Our choice from the range

What's the verdict?

The Exige is a rarity, in the fact it’s a car that’s as happy on the track as it is on the road

The Exige is a rarity in the fact it’s a car that’s as happy on the track as it is on the road. Its diddy packaging may leave it compromised for day-to-day driving, but the setup is capable of demolishing a lot more expensive and exclusive metal, no matter where the tarmac is.

It's unavoidably hardcore but engineered with an alchemy that allows it to flow down even the gnarliest of broken British B-road with ease and ridiculous pace that'll bring a proper smile to your face. The way it's innately hardcore and focused, yet one of the most compliant sports cars on sale, can only be described as voodoo. 

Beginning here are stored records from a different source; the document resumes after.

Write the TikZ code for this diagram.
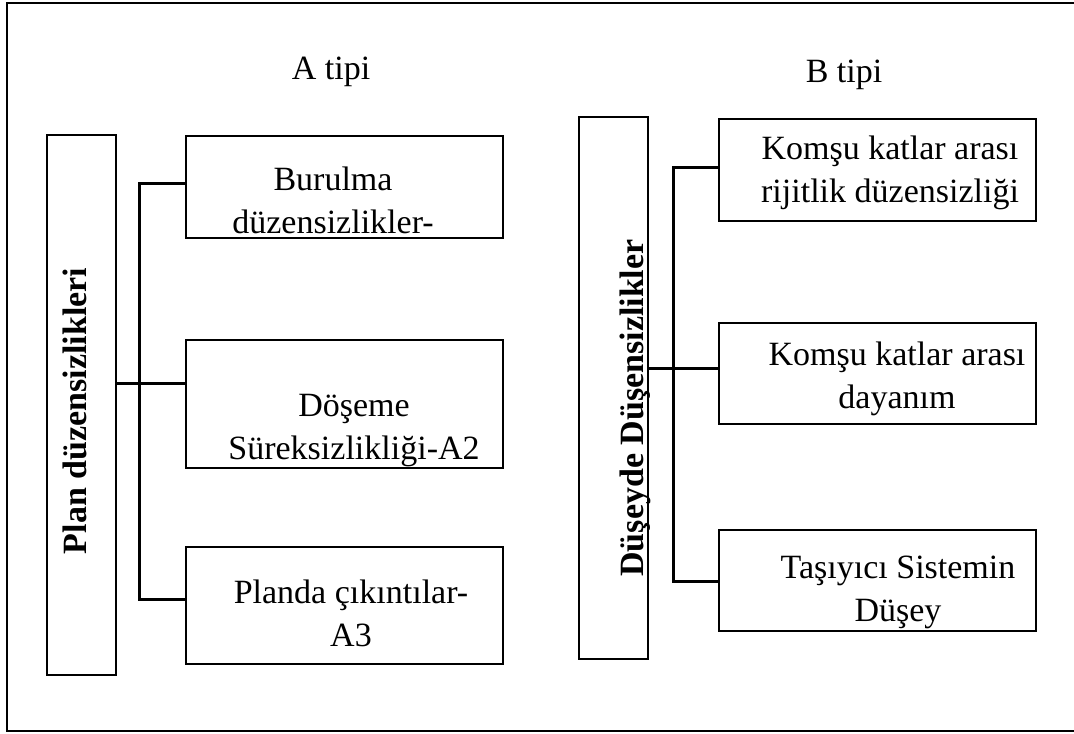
\documentclass[tikz,border=0pt]{standalone}
\usepackage{fontspec}
\setmainfont{Liberation Serif}
\usetikzlibrary{positioning}

\begin{document}
\begin{tikzpicture}[x=0.5pt, y=-0.5pt, line width=1pt,
		Kutu/.style={
			draw,
			inner sep=0pt,
			minimum width=158.5pt
		},
		Ana/.style={
			draw,
			inner sep=0pt,
			minimum width=34.5pt
		},
		Yazi/.style={
			font=\fontsize{17}{21.5}\selectfont,
			align=center,
			inner sep=0pt
		},
		Baslik/.style={
			font=\fontsize{17}{21.5}\selectfont\bfseries,
			rotate=90,
			anchor=base,
			inner sep=0pt
		},
		Hat/.style={line width=1.5pt}]
		\useasboundingbox (0,0) rectangle (1074,733);
		\draw (7,3) rectangle (1100,731);
		% A tipi
		\node[Yazi, anchor=base] (Atipi) at (331,80) {A tipi};
		\node[Ana, minimum height=270pt] (Plan) at (81.5,405) {};
		\node[Baslik] (PlanYazi) at (86,411) {Plan düzensizlikleri};
		\node[Kutu, minimum height=51pt] (A1) at (344.5,187) {};
		\node[Kutu, minimum height=64pt] (A2) at (344.5,404) {};
		\node[Kutu, minimum height=58.5pt] (A3) at (344.5,605.5) {};
		\node[Yazi] (A1yazi) at (333,200) {Burulma\\düzensizlikler-};
		\node[Yazi] (A2yazi) at (354,430.5) {Döşeme\\Süreksizlikliği-A2};
		\node[Yazi] (A3yazi) at (351,613.5) {Planda çıkıntılar-\\A3};
		\coordinate (Aust) at (139.5,183);
		\coordinate (Aorta) at (139.5,383);
		\coordinate (Aalt) at (139.5,599);
		\draw[Hat] (A1.west |- Aust) -- (Aust) -- (Aalt) -- (A3.west |- Aalt);
		\draw[Hat] (Plan.east |- Aorta) -- (A2.west |- Aorta);
		% B tipi
		\node[Yazi, anchor=base] (Btipi) at (844,83) {B tipi};
		\node[Ana, minimum height=271pt] (Dusey) at (613.5,388) {};
		\node[Baslik] (DuseyYazi) at (643.5,408) {Düşeyde Düşensizlikler};
		\node[Kutu, minimum height=51pt] (B1) at (877,170) {};
		\node[Kutu, minimum height=50.5pt] (B2) at (877,373.5) {};
		\node[Kutu, minimum height=50.5pt] (B3) at (877,580.5) {};
		\node[Yazi] (B1yazi) at (890,172.5) {Komşu katlar arası\\rijitlik düzensizliği};
		\node[Yazi] (B2yazi) at (897,378.5) {Komşu katlar arası\\dayanım};
		\node[Yazi] (B3yazi) at (898,592.5) {Taşıyıcı Sistemin\\Düşey};
		\coordinate (Bust) at (673,167);
		\coordinate (Borta) at (673,368);
		\coordinate (Balt) at (673,581);
		\draw[Hat] (B1.west |- Bust) -- (Bust) -- (Balt) -- (B3.west |- Balt);
		\draw[Hat] (Dusey.east |- Borta) -- (B2.west |- Borta);
	\end{tikzpicture}
\end{document}
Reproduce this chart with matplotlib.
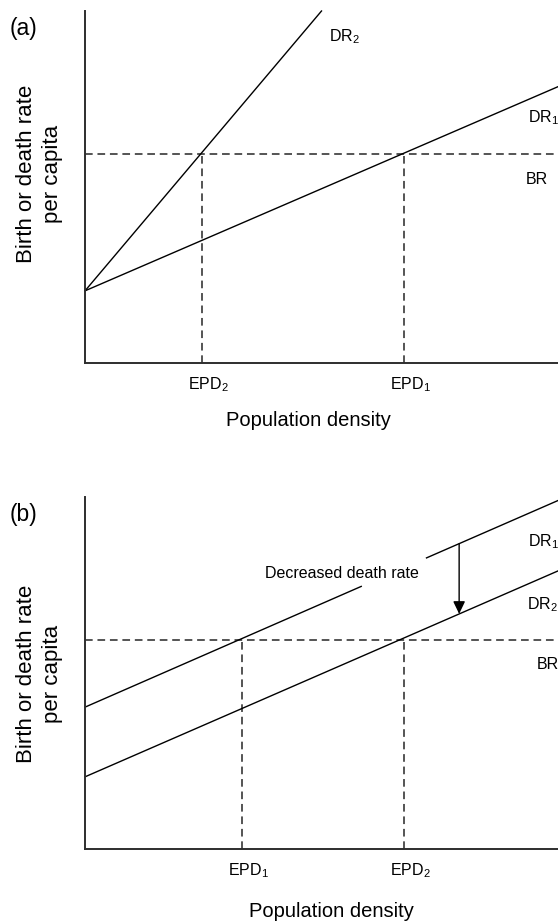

Yes, it is expensive. My, how the prices have gone up, you’ll think. Up to £100k for an Exige? Indeed, but even with Alfa 4Cs and Alpine A110s at one end of the price range, then Porsche 911 GT3s and Mercedes-AMG GT Rs at the other, the Exige justifies its place by balancing the abilities of both.

Of course, it’s not for everyone. But by moving away from legalising a race car to making a road car perform brilliantly on the track, Lotus has created something with a tremendous bandwidth. If you’re into lightweight sports cars, there’s really not much that can better it for the price. Especially sans roof.